Он только-только пришел в себя после наркоза, а Чазов уже стоял перед его кроватью с белым листом бумаги и ручкой.
— Это что? — не понял Алиев. — Что принес?
— Прошение об отставке, надо подписать… — главный кремлевский врач говорил с Гейдаром Алиевичем как с ребенком, — ваше прошение! Состояние у вас, Гейдар Алиевич, неважнецкое, пора бы и отдохнуть, наконец… хорошенько…
Сердечная мышца ослабла, почти не работает, вот он, БАМ, Гейдар Алиевич, вот они перегрузки… это, короче, уже не мышца… так, оттонка…

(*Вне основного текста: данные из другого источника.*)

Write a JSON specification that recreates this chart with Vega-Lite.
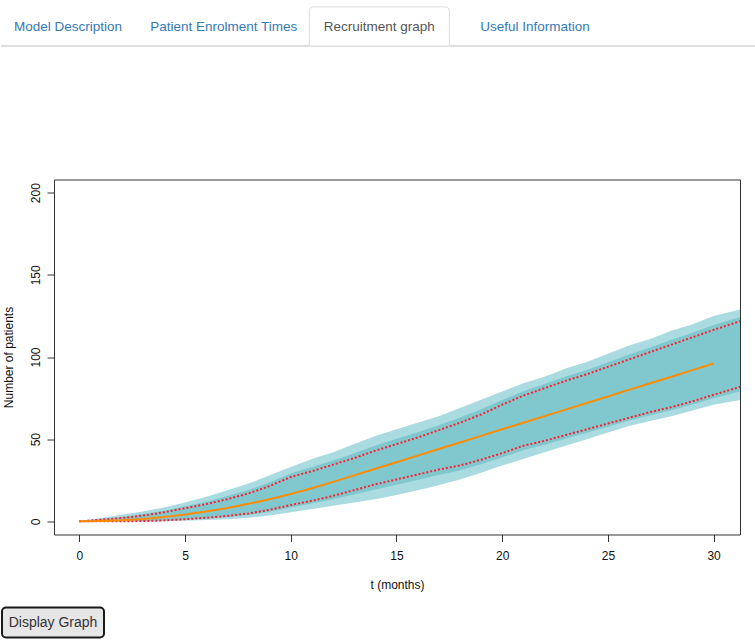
{
  "$schema": "https://vega.github.io/schema/vega-lite/v6.json",
  "padding": 0,
  "background": "white",
  "config": {"view": {"stroke": null}, "font": "Liberation Sans"},
  "datasets": {
    "tabs": [
      {"tab": "Model Description", "state": "inactive"},
      {"tab": "Patient Enrolment Times", "state": "inactive"},
      {"tab": "Recruitment graph", "state": "active"},
      {"tab": "Useful Information", "state": "inactive"}
    ],
    "band": [
      {"t": 0, "hi": 0, "lo": 0, "hiIn": 0, "loIn": 0, "U": 0, "L": 0},
      {"t": 1, "hi": 2, "lo": 0, "hiIn": 1.3, "loIn": 0, "U": 1, "L": 0},
      {"t": 2, "hi": 4, "lo": 0, "hiIn": 2.7, "loIn": 0, "U": 2, "L": 0},
      {"t": 3, "hi": 6, "lo": 0, "hiIn": 4.4, "loIn": 0.1, "U": 3.5, "L": 0.2},
      {"t": 4, "hi": 8.5, "lo": 0, "hiIn": 6.5, "loIn": 0.4, "U": 5.5, "L": 0.6},
      {"t": 5, "hi": 11.5, "lo": 0.3, "hiIn": 9.2, "loIn": 1, "U": 8, "L": 1.3},
      {"t": 6, "hi": 15, "lo": 0.8, "hiIn": 12, "loIn": 1.7, "U": 10.5, "L": 2.2},
      {"t": 7, "hi": 19, "lo": 1.3, "hiIn": 15.4, "loIn": 2.6, "U": 13.5, "L": 3.3},
      {"t": 8, "hi": 23, "lo": 2.2, "hiIn": 19.1, "loIn": 3.9, "U": 17, "L": 4.8},
      {"t": 9, "hi": 28, "lo": 3.5, "hiIn": 23.8, "loIn": 5.8, "U": 21.5, "L": 7},
      {"t": 10, "hi": 33, "lo": 5.5, "hiIn": 29.1, "loIn": 8.4, "U": 27, "L": 10},
      {"t": 11, "hi": 38, "lo": 7.5, "hiIn": 33.1, "loIn": 10.8, "U": 30.5, "L": 12.5},
      {"t": 12, "hi": 42, "lo": 9.5, "hiIn": 37.1, "loIn": 13.4, "U": 34.5, "L": 15.5},
      {"t": 13, "hi": 47, "lo": 11.5, "hiIn": 41.5, "loIn": 16.4, "U": 38.5, "L": 19},
      {"t": 14, "hi": 52, "lo": 13.5, "hiIn": 46.2, "loIn": 19.4, "U": 43, "L": 22.5},
      {"t": 15, "hi": 56, "lo": 16, "hiIn": 50.2, "loIn": 22.2, "U": 47, "L": 25.5},
      {"t": 16, "hi": 60, "lo": 19, "hiIn": 54.2, "loIn": 25.2, "U": 51, "L": 28.5},
      {"t": 17, "hi": 64, "lo": 22, "hiIn": 58.5, "loIn": 28.2, "U": 55.5, "L": 31.5},
      {"t": 18, "hi": 69, "lo": 25.5, "hiIn": 63.2, "loIn": 31, "U": 60, "L": 34},
      {"t": 19, "hi": 74, "lo": 29.5, "hiIn": 68.2, "loIn": 34.7, "U": 65, "L": 37.5},
      {"t": 20, "hi": 79, "lo": 34, "hiIn": 73.8, "loIn": 38.9, "U": 71, "L": 41.5},
      {"t": 21, "hi": 84, "lo": 38, "hiIn": 79.1, "loIn": 43.2, "U": 76.5, "L": 46},
      {"t": 22, "hi": 88, "lo": 42, "hiIn": 83.5, "loIn": 46.6, "U": 81, "L": 49},
      {"t": 23, "hi": 93, "lo": 46, "hiIn": 88.1, "loIn": 50.2, "U": 85.5, "L": 52.5},
      {"t": 24, "hi": 97, "lo": 50, "hiIn": 92.1, "loIn": 53.9, "U": 89.5, "L": 56},
      {"t": 25, "hi": 102, "lo": 54, "hiIn": 96.8, "loIn": 57.6, "U": 94, "L": 59.5},
      {"t": 26, "hi": 107, "lo": 58, "hiIn": 101.5, "loIn": 61.3, "U": 98.5, "L": 63},
      {"t": 27, "hi": 111, "lo": 61, "hiIn": 105.8, "loIn": 64.6, "U": 103, "L": 66.5},
      {"t": 28, "hi": 116, "lo": 64, "hiIn": 110.5, "loIn": 67.6, "U": 107.5, "L": 69.5},
      {"t": 29, "hi": 120, "lo": 67.5, "hiIn": 114.8, "loIn": 71.1, "U": 112, "L": 73},
      {"t": 30, "hi": 125, "lo": 71, "hiIn": 119.5, "loIn": 74.9, "U": 116.5, "L": 77},
      {"t": 31.3, "hi": 129, "lo": 74, "hiIn": 124.5, "loIn": 79.2, "U": 122, "L": 82}
    ],
    "mean": [
      {"t": 0, "m": 0}, {"t": 1, "m": 0.17}, {"t": 2, "m": 0.67}, {"t": 3, "m": 1.5},
      {"t": 4, "m": 2.67}, {"t": 5, "m": 4.17}, {"t": 6, "m": 6}, {"t": 7, "m": 8.17},
      {"t": 8, "m": 10.67}, {"t": 9, "m": 13.5}, {"t": 10, "m": 16.67}, {"t": 11, "m": 20.17},
      {"t": 12, "m": 24}, {"t": 13, "m": 28}, {"t": 14, "m": 32}, {"t": 15, "m": 36},
      {"t": 16, "m": 40}, {"t": 17, "m": 44}, {"t": 18, "m": 48}, {"t": 19, "m": 52},
      {"t": 20, "m": 56}, {"t": 21, "m": 60}, {"t": 22, "m": 64}, {"t": 23, "m": 68},
      {"t": 24, "m": 72}, {"t": 25, "m": 76}, {"t": 26, "m": 80}, {"t": 27, "m": 84},
      {"t": 28, "m": 88}, {"t": 29, "m": 92}, {"t": 30, "m": 96}
    ]
  },
  "spacing": 131.5,
  "vconcat": [
    {
      "width": 700,
      "height": 46,
      "data": {"name": "tabs"},
      "resolve": {"scale": {"x": "independent"}},
      "layer": [
        {
          "mark": {"type": "rule", "color": "#dddddd", "strokeWidth": 1},
          "encoding": {
            "x": {"datum": 0, "type": "quantitative", "scale": {"domain": [0, 1], "range": [-53, 702]}, "axis": null},
            "x2": {"datum": 1},
            "y": {"datum": 0, "type": "quantitative", "scale": {"domain": [0, 1]}, "axis": null}
          }
        },
        {
          "layer": [
            {
              "transform": [{"filter": "datum.state === 'active'"}],
              "mark": {"type": "bar", "width": 140, "fill": "white", "stroke": "#dddddd", "strokeWidth": 1, "cornerRadiusTopLeft": 4, "cornerRadiusTopRight": 4},
              "encoding": {
                "x": {"field": "tab", "type": "nominal", "sort": null, "scale": {"type": "point", "padding": 0, "range": [14, 481], "domain": ["Model Description", "Patient Enrolment Times", "Recruitment graph", "Useful Information"]}, "axis": null},
                "y": {"datum": 0, "type": "quantitative"},
                "y2": {"datum": 0.85}
              }
            },
            {
              "mark": {"type": "text", "fontSize": 13.5, "font": "Liberation Sans", "baseline": "middle", "align": "center"},
              "encoding": {
                "x": {"field": "tab", "type": "nominal", "sort": null},
                "y": {"datum": 0.41, "type": "quantitative"},
                "text": {"field": "tab"},
                "color": {"field": "state", "type": "nominal", "scale": {"domain": ["active", "inactive"], "range": ["#555555", "#337ab7"]}, "legend": null}
              }
            }
          ]
        }
      ]
    },
    {
      "spacing": 15,
      "vconcat": [
        {
          "width": 686,
          "height": 355,
          "view": {"stroke": "#333333", "strokeWidth": 1},
          "encoding": {
            "x": {
              "field": "t", "type": "quantitative",
              "scale": {"domain": [-1.2, 31.25], "nice": false, "zero": false},
              "axis": {
                "values": [0, 5, 10, 15, 20, 25, 30], "title": "t (months)", "grid": false, "domain": false,
                "tickSize": 7, "tickColor": "#333333", "labelColor": "#111111", "labelFontSize": 12,
                "labelFont": "Liberation Sans", "labelPadding": 9, "labelFlush": false,
                "titleFont": "Liberation Sans", "titleFontSize": 12, "titleFontWeight": "normal",
                "titleColor": "#111111", "titlePadding": 18
              }
            }
          },
          "layer": [
            {
              "data": {"name": "band"},
              "mark": {"type": "area", "color": "#aadbe0", "clip": true},
              "encoding": {
                "y": {
                  "field": "hi", "type": "quantitative",
                  "scale": {"domain": [-8, 208], "nice": false, "zero": false},
                  "axis": {
                    "values": [0, 50, 100, 150, 200], "title": "Number of patients", "grid": false, "domain": false,
                    "tickSize": 7, "tickColor": "#333333", "labelColor": "#111111", "labelFontSize": 12,
                    "labelFont": "Liberation Sans", "labelAngle": -90, "labelAlign": "center", "labelBaseline": "alphabetic",
                    "labelPadding": 8,
                    "titleFont": "Liberation Sans", "titleFontSize": 12, "titleFontWeight": "normal",
                    "titleColor": "#111111", "titlePadding": 14
                  }
                },
                "y2": {"field": "lo"}
              }
            },
            {
              "data": {"name": "band"},
              "mark": {"type": "area", "color": "#80c8ce", "clip": true},
              "encoding": {
                "y": {"field": "hiIn", "type": "quantitative"},
                "y2": {"field": "loIn"}
              }
            },
            {
              "data": {"name": "band"},
              "mark": {"type": "line", "color": "#ff1f2e", "strokeWidth": 2, "strokeDash": [2, 2], "clip": true},
              "encoding": {"y": {"field": "U", "type": "quantitative"}}
            },
            {
              "data": {"name": "band"},
              "mark": {"type": "line", "color": "#ff1f2e", "strokeWidth": 2, "strokeDash": [2, 2], "clip": true},
              "encoding": {"y": {"field": "L", "type": "quantitative"}}
            },
            {
              "data": {"name": "mean"},
              "mark": {"type": "line", "color": "#ff8c00", "strokeWidth": 2, "clip": true},
              "encoding": {"y": {"field": "m", "type": "quantitative"}}
            }
          ]
        },
        {
          "width": 50,
          "height": 30,
          "data": {"values": [{"label": "Display Graph"}]},
          "layer": [
            {
              "mark": {"type": "bar", "fill": "#e6e6e6", "stroke": "#1a1a1a", "strokeWidth": 2, "cornerRadius": 4},
              "encoding": {
                "x": {"datum": 0, "type": "quantitative", "scale": {"domain": [0, 1], "range": [-52, 50]}, "axis": null},
                "x2": {"datum": 1},
                "y": {"datum": 0, "type": "quantitative", "scale": {"domain": [0, 1]}, "axis": null},
                "y2": {"datum": 1}
              }
            },
            {
              "mark": {"type": "text", "font": "Liberation Sans", "fontSize": 14, "color": "#333333", "baseline": "middle", "align": "center"},
              "encoding": {
                "x": {"datum": 0.5, "type": "quantitative"},
                "y": {"datum": 0.5, "type": "quantitative"},
                "text": {"field": "label"}
              }
            }
          ]
        }
      ]
    }
  ]
}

Алиев мгновенно пришел в себя.
— Слушай, ты меня лечи…
— Надо заявленьице подписать, Гейдар Алиевич! Вы можете умереть…
Глаза у Чазова были как два ножа.
— А я, Евгений, хочу умереть за рабочим столом!
— Гейдар Алиевич, послушайте: я как врач и как коммунист…
— Вот и лечи меня, если ты… у нас… не только коммунист… Я помру — ты что, рыдать будешь… на моей могиле?..
Чазов замер.
— Я вынужден…
— Уходи, Евгений Иванович. Немедленно уходи. Спасибо за спасенную жизнь!
Такой же диалог (по смыслу) был (в свое время) у Чазова с Косыгиным.
В палате. Сразу после инфаркта.
Через несколько дней Алексей Николаевич все-таки подписал заявление об отставке.
Оставшись без работы — умер. Спустя две недели.